### Required work
The material below holds pictures; leave them out and reproduce exactly the lines from the one with "Rebuild this chart" through the one with "-4022, -4113, -4654];", inclusive.

[Plotting code records]

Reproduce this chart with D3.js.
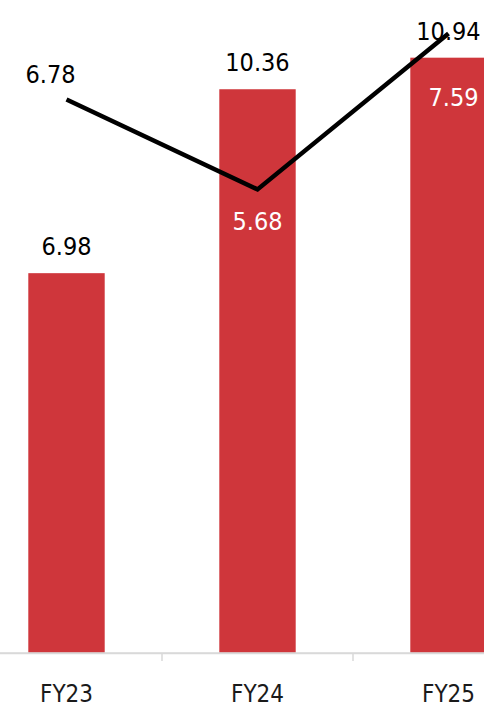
<!DOCTYPE html>
<html><head><meta charset="utf-8">
<script src="https://cdn.jsdelivr.net/npm/d3@7"></script>
<style>html,body{margin:0;padding:0;background:#fff;overflow:hidden}</style>
</head><body>
<svg id="c" width="484" height="707"></svg>
<script>
const categories = ["FY23", "FY24", "FY25"];
const barValues = [6.98, 10.36, 10.94];
const lineValues = [6.78, 5.68, 7.59];

// label placement (layout, not data)
const lineLabelLayout = [
  {dx: -16, dy: -17, fill: "#000"},
  {dx: 0, dy: 41, fill: "#fff"},
  {dx: 5, dy: 73, fill: "#fff"}
];

const svg = d3.select("#c");
const font = "'DejaVu Sans Condensed', 'DejaVu Sans', sans-serif";
const baseY = 653;

const x = d3.scaleBand().domain(categories).range([-29, 544]).padding(0);
const y = d3.scaleLinear().domain([0, 12]).range([baseY, 0]);
const y2 = d3.scaleLinear().domain([0, 8]).range([baseY, 0]);
const barW = x.bandwidth() * 0.4;
const cx = c => x(c) + x.bandwidth() / 2;

// bars
svg.selectAll("rect.bar").data(categories).join("rect")
  .attr("class", "bar")
  .attr("x", c => cx(c) - barW / 2)
  .attr("width", barW)
  .attr("y", (c, i) => y(barValues[i]))
  .attr("height", (c, i) => baseY - y(barValues[i]))
  .attr("fill", "#CF363B");

// x axis
const axisG = svg.append("g").attr("transform", `translate(0,${baseY})`)
  .call(d3.axisBottom(x).tickSize(0).tickPadding(32));
axisG.select(".domain").attr("stroke", "#D9D9D9").attr("stroke-width", 1.5);
axisG.selectAll(".tick text").attr("font-family", font).attr("font-size", 24).attr("fill", "#1a1a1a");
// band separators as ticks
const seps = categories.slice(1).map(c => x(c));
axisG.selectAll("line.sep").data(seps).join("line")
  .attr("class", "sep")
  .attr("x1", d => d).attr("x2", d => d)
  .attr("y1", 0).attr("y2", 8)
  .attr("stroke", "#D9D9D9").attr("stroke-width", 1.5);
axisG.append("line").attr("x1", 0).attr("x2", 484).attr("y1", 0).attr("y2", 0)
  .attr("stroke", "#D9D9D9").attr("stroke-width", 1.5);

// bar labels
svg.selectAll("text.blab").data(categories).join("text")
  .attr("class", "blab")
  .attr("x", c => cx(c))
  .attr("y", (c, i) => y(barValues[i]) - 18)
  .attr("text-anchor", "middle")
  .attr("font-family", font).attr("font-size", 25)
  .attr("fill", "#000")
  .text((c, i) => barValues[i].toFixed(2));

// line
const line = d3.line().x((d, i) => cx(categories[i])).y(d => y2(d));
svg.append("path").datum(lineValues)
  .attr("d", line)
  .attr("fill", "none")
  .attr("stroke", "#000")
  .attr("stroke-width", 4.5)
  .attr("stroke-linejoin", "miter");

// line labels
svg.selectAll("text.llab").data(lineValues).join("text")
  .attr("class", "llab")
  .attr("x", (d, i) => cx(categories[i]) + lineLabelLayout[i].dx)
  .attr("y", (d, i) => y2(d) + lineLabelLayout[i].dy)
  .attr("text-anchor", "middle")
  .attr("font-family", font).attr("font-size", 25)
  .attr("fill", (d, i) => lineLabelLayout[i].fill)
  .text(d => d.toFixed(2));
</script>
</body></html>
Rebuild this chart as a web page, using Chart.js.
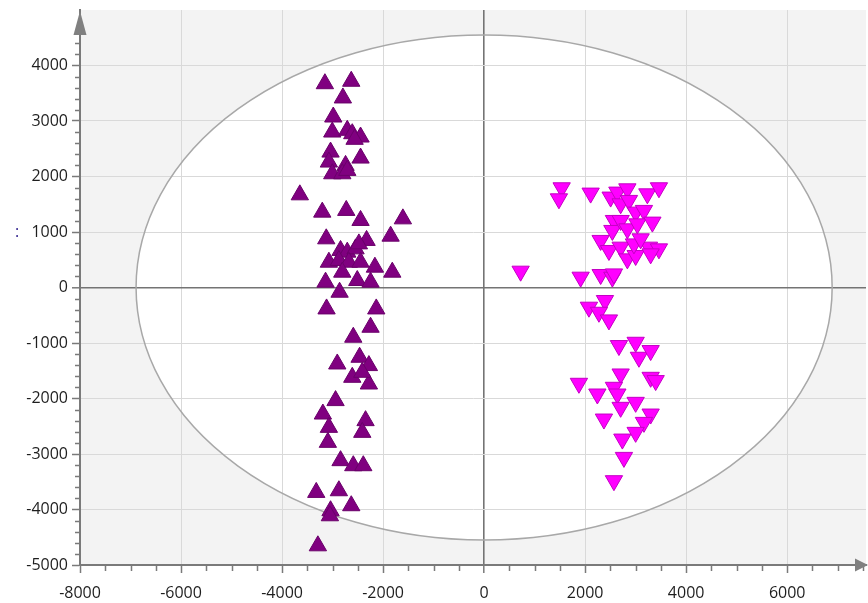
<!DOCTYPE html>
<html>
<head>
<meta charset="utf-8">
<script src="https://cdn.jsdelivr.net/npm/chart.js@4.4.0/dist/chart.umd.min.js"></script>
<style>
  body { margin: 0; background: #fff; }
  canvas { display: block; }
</style>
</head>
<body>
<canvas id="scoreChart" width="868" height="603"></canvas>
<script>
// group A scores (purple, triangle up)
const groupAX = [-3152, -2630, -2796, -2986, -3006, -2709, -2610, -2446, -2564, -3040, -2446, -3073, -2743, -3006, -2808, -2709,
  -3648, -3204, -2729, -2446, -1608, -3125, -2327, -1851, -2842, -2709, -2545, -2479, -3073, -2875, -2677, -2446,
  -2808, -2162, -1818, -3139, -2511, -2248, -2861, -3119, -2135, -2248, -2590, -2907, -2465, -2281, -2610, -2281,
  -2412, -2941, -3192, -3073, -3093, -2347, -2412, -2842, -2590, -2392, -3323, -2875, -2630, -3040, -3053, -3291];
const groupAY = [3672, 3716, 3415, 3072, 2801, 2832, 2771, 2711, 2670, 2440, 2332, 2260, 2200, 2049, 2049, 2110,
  1670, 1358, 1389, 1208, 1237, 877, 848, 925, 667, 637, 696, 786, 456, 487, 456, 456,
  276, 366, 276, 96, 126, 96, -85, -386, -386, -716, -896, -1378, -1257, -1407, -1618, -1739,
  -1528, -2038, -2280, -2520, -2790, -2399, -2610, -3120, -3211, -3211, -3692, -3662, -3932, -4022, -4113, -4654];

// group B scores (magenta, triangle down)
const groupBX = [1535, 1481, 2109, 2505, 2638, 2836, 2703, 2867, 3232, 3461, 3000, 3164, 2570, 2539, 2703, 2836,
  3034, 3331, 2307, 2471, 2703, 2836, 3000, 2966, 3263, 3461, 3297, 3099, 723, 1911, 2307, 2539,
  2570, 2392, 2075, 2273, 2471, 2669, 3000, 3065, 3297, 2703, 3297, 3396, 1877, 2242, 2570, 2638,
  2703, 3000, 2372, 3297, 3164, 3000, 2737, 2768, 2570];
const groupBY = [1797, 1598, 1701, 1629, 1719, 1778, 1508, 1569, 1688, 1797, 1358, 1389, 1208, 1028, 1208, 1057,
  1147, 1178, 848, 667, 727, 516, 577, 786, 727, 696, 606, 877, 294, 186, 234, 186,
  245, -234, -355, -446, -584, -1046, -987, -1257, -1136, -1558, -1618, -1677, -1726, -1919, -1798, -1919,
  -2159, -2069, -2370, -2280, -2430, -2610, -2731, -3061, -3481];

// axis ticks
const xTicks = [-8000, -6000, -4000, -2000, 0, 2000, 4000, 6000];
const yTicks = [-5000, -4000, -3000, -2000, -1000, 0, 1000, 2000, 3000, 4000];

// confidence ellipse half axes (t1, t2)
const ellipseRadius = [6890, 4550];

const groupA = groupAX.map((x, i) => ({ x: x, y: groupAY[i] }));
const groupB = groupBX.map((x, i) => ({ x: x, y: groupBY[i] }));

const axisGray = "#7a7a7a";

function ellipsePath(chart) {
  const { ctx, scales: { x, y } } = chart;
  const cx = x.getPixelForValue(0), cy = y.getPixelForValue(0);
  const rx = x.getPixelForValue(ellipseRadius[0]) - cx;
  const ry = cy - y.getPixelForValue(ellipseRadius[1]);
  ctx.beginPath();
  ctx.ellipse(cx, cy, rx, ry, 0, 0, Math.PI * 2);
}

// background, ellipse, minor ticks, arrows
const plotDecor = {
  id: "plotDecor",
  beforeDraw(chart) {
    const { ctx, chartArea: a } = chart;
    ctx.save();
    ctx.fillStyle = "#f3f3f3";
    ctx.fillRect(a.left, a.top, a.right - a.left, a.bottom - a.top);
    ellipsePath(chart);
    ctx.fillStyle = "#fff";
    ctx.fill();
    ctx.restore();
  },
  beforeDatasetsDraw(chart) {
    const ctx = chart.ctx;
    ctx.save();
    ellipsePath(chart);
    ctx.strokeStyle = "#a8a8a8";
    ctx.lineWidth = 1.5;
    ctx.stroke();
    ctx.restore();
  },
  afterDraw(chart) {
    const { ctx, chartArea: a, scales: { x, y } } = chart;
    ctx.save();
    ctx.strokeStyle = axisGray;
    ctx.lineWidth = 1.5;
    ctx.beginPath();
    // minor ticks, y every 200, x every 500
    for (let v = -4800; v <= 4600; v += 200) {
      if (v % 1000 === 0) continue;
      const py = Math.round(y.getPixelForValue(v)) + 0.5;
      ctx.moveTo(a.left - 5, py);
      ctx.lineTo(a.left, py);
    }
    for (let v = -7500; v <= 7500; v += 500) {
      if (v % 2000 === 0) continue;
      const px = Math.round(x.getPixelForValue(v)) + 0.5;
      ctx.moveTo(px, a.bottom);
      ctx.lineTo(px, a.bottom + 6);
    }
    ctx.stroke();

    // arrow heads
    ctx.fillStyle = "#808080";
    ctx.beginPath();
    ctx.moveTo(a.left, 11);
    ctx.lineTo(a.left - 6.5, 35);
    ctx.lineTo(a.left + 6.5, 35);
    ctx.closePath();
    ctx.fill();
    ctx.beginPath();
    ctx.moveTo(868, a.bottom);
    ctx.lineTo(855, a.bottom - 6.5);
    ctx.lineTo(855, a.bottom + 6.5);
    ctx.closePath();
    ctx.fill();

    // clipped axis title remnant
    ctx.fillStyle = "#2a1a8a";
    ctx.font = "16px 'Open Sans'";
    ctx.textAlign = "center";
    ctx.textBaseline = "middle";
    ctx.fillText(":", 17, 232);
    ctx.restore();
  }
};

const gridColor = (c) => (c.tick && c.tick.value === 0 ? "#747474" : "#d9d9d9");
const gridWidth = (c) => (c.tick && c.tick.value === 0 ? 1.6 : 1);
const plainLabel = (v) => String(v);

const chart = new Chart(document.getElementById("scoreChart"), {
  type: "scatter",
  data: {
    datasets: [{
      label: "Group A",
      data: groupA,
      pointStyle: "triangle",
      pointRadius: 10,
      pointHoverRadius: 10,
      backgroundColor: "#800080",
      borderColor: "#6a006a",
      borderWidth: 1
    }, {
      label: "Group B",
      data: groupB,
      pointStyle: "triangle",
      rotation: 180,
      pointRadius: 10,
      pointHoverRadius: 10,
      backgroundColor: "#ff00ff",
      borderColor: "#c400c4",
      borderWidth: 1
    }]
  },
  options: {
    responsive: false,
    animation: false,
    layout: { autoPadding: false, padding: { top: 10, right: 2, left: 0, bottom: 0 } },
    plugins: {
      legend: { display: false },
      tooltip: { enabled: false }
    },
    scales: {
      x: {
        type: "linear",
        min: -8000,
        max: 7560,
        afterBuildTicks: (s) => { s.ticks = xTicks.map(v => ({ value: v })); },
        afterFit: (s) => { s.height = 38; s.paddingLeft = 0; s.paddingRight = 0; },
        grid: { color: gridColor, lineWidth: gridWidth, tickColor: axisGray, tickLength: 8, tickWidth: 1.5 },
        border: { display: true, color: axisGray, width: 2 },
        ticks: { callback: plainLabel, color: "#1e1e1e", font: { family: "'Open Sans'", size: 16 }, padding: 11, maxRotation: 0 }
      },
      y: {
        type: "linear",
        min: -5000,
        max: 5000,
        afterBuildTicks: (s) => { s.ticks = yTicks.map(v => ({ value: v })); },
        afterFit: (s) => { s.width = 80; s.paddingTop = 0; s.paddingBottom = 0; },
        grid: { color: gridColor, lineWidth: gridWidth, tickColor: axisGray, tickLength: 8, tickWidth: 1.5 },
        border: { display: true, color: axisGray, width: 2 },
        ticks: { callback: plainLabel, color: "#1e1e1e", font: { family: "'Open Sans'", size: 16 }, padding: 4 }
      }
    }
  },
  plugins: [plotDecor]
});
</script>
</body>
</html>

### Task response
Rebuild this chart as a web page, using Chart.js.
<!DOCTYPE html>
<html>
<head>
<meta charset="utf-8">
<script src="https://cdn.jsdelivr.net/npm/chart.js@4.4.0/dist/chart.umd.min.js"></script>
<style>
  body { margin: 0; background: #fff; }
  canvas { display: block; }
</style>
</head>
<body>
<canvas id="scoreChart" width="868" height="603"></canvas>
<script>
// group A scores (purple, triangle up)
const groupAX = [-3152, -2630, -2796, -2986, -3006, -2709, -2610, -2446, -2564, -3040, -2446, -3073, -2743, -3006, -2808, -2709,
  -3648, -3204, -2729, -2446, -1608, -3125, -2327, -1851, -2842, -2709, -2545, -2479, -3073, -2875, -2677, -2446,
  -2808, -2162, -1818, -3139, -2511, -2248, -2861, -3119, -2135, -2248, -2590, -2907, -2465, -2281, -2610, -2281,
  -2412, -2941, -3192, -3073, -3093, -2347, -2412, -2842, -2590, -2392, -3323, -2875, -2630, -3040, -3053, -3291];
const groupAY = [3672, 3716, 3415, 3072, 2801, 2832, 2771, 2711, 2670, 2440, 2332, 2260, 2200, 2049, 2049, 2110,
  1670, 1358, 1389, 1208, 1237, 877, 848, 925, 667, 637, 696, 786, 456, 487, 456, 456,
  276, 366, 276, 96, 126, 96, -85, -386, -386, -716, -896, -1378, -1257, -1407, -1618, -1739,
  -1528, -2038, -2280, -2520, -2790, -2399, -2610, -3120, -3211, -3211, -3692, -3662, -3932, -4022, -4113, -4654];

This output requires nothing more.